Я не сразу нашел, что ответить, но Мэри Энн меня опередила:
— Скажу еще вот что. Он, похоже, думал, что я совсем спятила: все забыла в одно мгновение. Смотрел на меня как на стул или другой предмет мебели.
— Ах вот как, — улыбнулся я.
— Да, я действительно была на грани помешательства. Но он очень помог мне.
И тут я порадовался про себя, что она взглянула не на доктора Эгера, а на Стивена Данлеви — открыто и определенно.
Держа шляпу в руке, я объявил:
— Хотел лишь поприветствовать вас. Холмс с радостью узнает, что мисс Монк в добром здравии.
— Он по-прежнему живет в одной квартире с вами? — спросил доктор.
— Пока да, — ответил я. — Но собирается съехать.
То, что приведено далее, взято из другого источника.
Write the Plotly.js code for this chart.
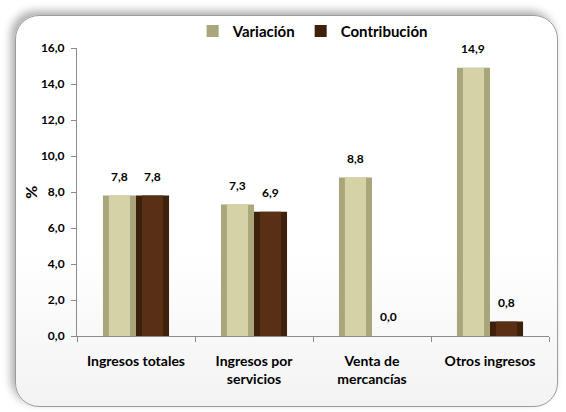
<!DOCTYPE html>
<html>
<head>
<meta charset="utf-8">
<script src="https://cdn.plot.ly/plotly-3.0.1.min.js"></script>
<style>
  html, body { margin:0; padding:0; background:#ffffff; }
  #wrap { position:relative; width:566px; height:412px; overflow:hidden; background:#ffffff; }
  #frame { position:absolute; left:15px; top:15px; width:541px; height:390px;
           border:1px solid #9c9c9c; border-radius:24px;
           background:linear-gradient(#ffffff 0%, #ffffff 60%, #f3f3f3 100%);
           box-shadow:-4px -4px 8px rgba(0,0,0,0.32); }
  #chart { position:absolute; left:0; top:0; width:566px; height:412px; }
</style>
</head>
<body>
<div id="wrap">
  <div id="frame"></div>
  <div id="chart"></div>
</div>
<script>
const categories = ["Ingresos totales", "Ingresos por<br>servicios", "Venta de<br>mercancías", "Otros ingresos"];
const variacion = [7.8, 7.3, 8.8, 14.9];
const contribucion = [7.8, 6.9, 0.0, 0.8];
const seriesNames = ["Variación", "Contribución"];
const yTicks = [0, 2, 4, 6, 8, 10, 12, 14, 16];

const FONT = "Lato, 'Open Sans', sans-serif";
const W = 0.28;

function barTrace(y, offset, width, color, name, legend) {
  return {
    type: "bar", x: categories, y: y, offset: offset, width: width,
    marker: { color: color, line: { width: 0 } },
    name: name, showlegend: legend, hoverinfo: legend ? "x+y" : "skip",
    legendgroup: name
  };
}

const traces = [
  barTrace(variacion, -W, W, "#a9a67b", seriesNames[0], true),
  barTrace(variacion, -W + W * 0.18, W * 0.64, "#d5d2a6", seriesNames[0], false),
  barTrace(contribucion, 0, W, "#3f210b", seriesNames[1], true),
  barTrace(contribucion, W * 0.18, W * 0.64, "#573015", seriesNames[1], false)
];

const fmt = v => v.toFixed(1).replace(".", ",");
const annotations = [];
categories.forEach((c, i) => {
  annotations.push({ x: i - W / 2, y: variacion[i], xref: "x", yref: "y", text: fmt(variacion[i]),
    showarrow: false, xanchor: "center", yanchor: "bottom", yshift: 10, font: { family: FONT, size: 12, weight: 700, color: "#000" } });
  annotations.push({ x: i + W / 2, y: contribucion[i], xref: "x", yref: "y", text: fmt(contribucion[i]),
    showarrow: false, xanchor: "center", yanchor: "bottom", yshift: 10, font: { family: FONT, size: 12, weight: 700, color: "#000" } });
});
annotations.push({ x: -0.1, y: 0.5, xref: "paper", yref: "paper", text: "%", textangle: -90,
  xanchor: "center", yanchor: "middle",
  showarrow: false, font: { family: FONT, size: 16, weight: 700, color: "#000" } });

const layout = {
  width: 566, height: 412,
  margin: { l: 77, r: 17, t: 48, b: 76 },
  paper_bgcolor: "rgba(0,0,0,0)", plot_bgcolor: "rgba(0,0,0,0)",
  separators: ",.",
  barmode: "overlay",
  font: { family: FONT, size: 12, color: "#000", weight: 700 },
  showlegend: true,
  legend: { orientation: "h", x: 0.245, xanchor: "left", y: 1.058, yanchor: "middle",
            font: { family: FONT, size: 15, weight: 700, color: "#000" },
            bgcolor: "rgba(0,0,0,0)", itemwidth: 30, traceorder: "normal" },
  xaxis: { type: "category", showline: true, linecolor: "#8c8c8c", linewidth: 1,
           ticks: "outside", ticklen: 5, tickcolor: "#8c8c8c", tickson: "boundaries",
           showgrid: false, zeroline: false, ticklabelstandoff: 12,
           tickfont: { family: FONT, size: 14, weight: 700, color: "#000" }, fixedrange: true },
  yaxis: { range: [0, 16], tickvals: yTicks, tickformat: ".1f", showline: true,
           linecolor: "#8c8c8c", linewidth: 1, ticks: "outside", ticklen: 5, tickcolor: "#8c8c8c",
           showgrid: false, zeroline: false, ticklabelstandoff: 4,
           tickfont: { family: FONT, size: 12, weight: 700, color: "#000" } },
  annotations: annotations
};

Plotly.newPlot("chart", traces, layout, { displayModeBar: false, staticPlot: true });
</script>
</body>
</html>
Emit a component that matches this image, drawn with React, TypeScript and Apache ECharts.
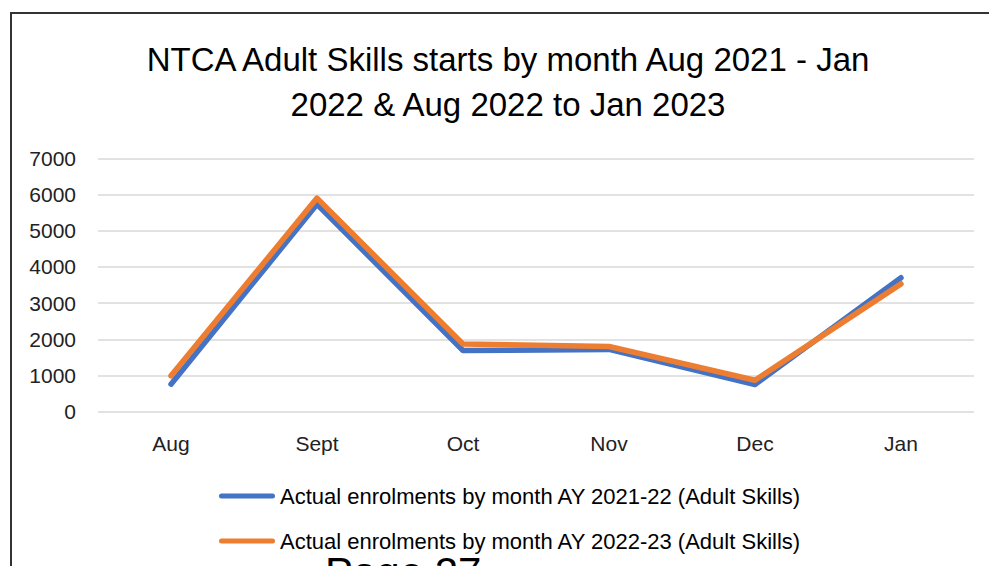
import React, { useEffect, useRef } from "react";
import * as echarts from "echarts";

const months = ["Aug", "Sept", "Oct", "Nov", "Dec", "Jan"];
const series2122 = [760, 5730, 1690, 1720, 750, 3700];
const series2223 = [990, 5900, 1870, 1800, 870, 3530];
const seriesNames = [
  "Actual enrolments by month AY 2021-22 (Adult Skills)",
  "Actual enrolments by month AY 2022-23 (Adult Skills)",
];
const titleText = "NTCA Adult Skills starts by month Aug 2021 - Jan\n2022 & Aug 2022 to Jan 2023";
const pageText = "Page 27";

const FONT = "'Liberation Sans', Arial, sans-serif";
const capsule = "path://M2.5,0 L53.5,0 A2.5,2.5 0 0 1 53.5,5 L2.5,5 A2.5,2.5 0 0 1 2.5,0 Z";

export default function App() {
  const ref = useRef<HTMLDivElement>(null);
  useEffect(() => {
    document.body.style.margin = "0";
    const chart = echarts.init(ref.current!, null, { renderer: "svg" });
    chart.setOption({
      animation: false,
      backgroundColor: "#ffffff",
      title: {
        text: titleText,
        left: 508,
        top: 37,
        textAlign: "center",
        padding: 0,
        textStyle: {
          fontFamily: FONT,
          fontSize: 33,
          fontWeight: "normal",
          color: "#000",
          lineHeight: 45,
        },
      },
      grid: { left: 98, right: 15, top: 158.3, bottom: 154.3, containLabel: false },
      legend: {
        orient: "vertical",
        left: 219,
        top: 485,
        itemWidth: 56,
        itemHeight: 5,
        itemGap: 23,
        padding: 0,
        icon: capsule,
        data: seriesNames,
        textStyle: { fontFamily: FONT, fontSize: 22, color: "#000", padding: [0, 0, 0, 0] },
      },
      xAxis: {
        type: "category",
        data: months,
        boundaryGap: true,
        axisLine: { show: false },
        axisTick: { show: false },
        axisLabel: { margin: 21, fontFamily: FONT, fontSize: 21, color: "#222" },
      },
      yAxis: {
        type: "value",
        min: 0,
        max: 7000,
        interval: 1000,
        axisLine: { show: false },
        axisTick: { show: false },
        axisLabel: {
          margin: 22,
          fontFamily: FONT,
          fontSize: 21,
          color: "#222",
          formatter: (v: number) => String(v),
        },
        splitLine: { lineStyle: { color: "#d9d9d9", width: 1.5 } },
      },
      series: [
        {
          name: seriesNames[0],
          type: "line",
          data: series2122,
          showSymbol: false,
          symbol: "none",
          color: "#4472C4",
          lineStyle: { color: "#4472C4", width: 5.5, cap: "round", join: "round" },
        },
        {
          name: seriesNames[1],
          type: "line",
          data: series2223,
          showSymbol: false,
          symbol: "none",
          color: "#ED7D31",
          lineStyle: { color: "#ED7D31", width: 5.5, cap: "round", join: "round" },
        },
      ],
      graphic: [
        {
          type: "rect",
          shape: { x: 11, y: 13, width: 1200, height: 1000 },
          style: { fill: "none", stroke: "#333", lineWidth: 2 },
          silent: true,
          z: -1,
        },
        {
          type: "text",
          x: 325,
          y: 572,
          style: {
            text: pageText,
            fontFamily: FONT,
            fontSize: 42,
            fill: "#000",
            verticalAlign: "middle",
            align: "left",
          },
        },
      ],
    });
    return () => chart.dispose();
  }, []);
  return (
    <div
      ref={ref}
      style={{ position: "fixed", left: 0, top: 0, width: 989, height: 566 }}
    />
  );
}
— Думаю, он так и поступит, — заверил меня доктор Эгер. — Но у него останется превосходный лечащий врач.
С непонятным мне самому раздражением глядя на свою входную дверь, которая вовсе этого не заслуживала, я повернул ключ в замке. В этот вечер я вовсе не рассчитывал добиться откровенности от Холмса, погруженного в черную меланхолию и, к моему величайшему огорчению, поддерживающего свое существование чаем, табаком и наркотиками. Едва я успел открыть дверь в нашу гостиную, как споткнулся о ногу инспектора Лестрейда, который явился чуть ранее и сидел напротив Холмса с наигранно веселым видом.
— Выглядите гораздо лучше, чем когда я видел вас в последний раз, и я искренне этому рад! — воскликнул он, тряся мою руку.
Холмс помахал нам из своего кресла и бросил изящным жестом спичечный коробок чопорному, как всегда, инспектору.
— Сигары на приставном столике, виски в графине.
— Благодарю вас.
— Значит, вы были там в ту ночь? — напомнил я Лестрейду.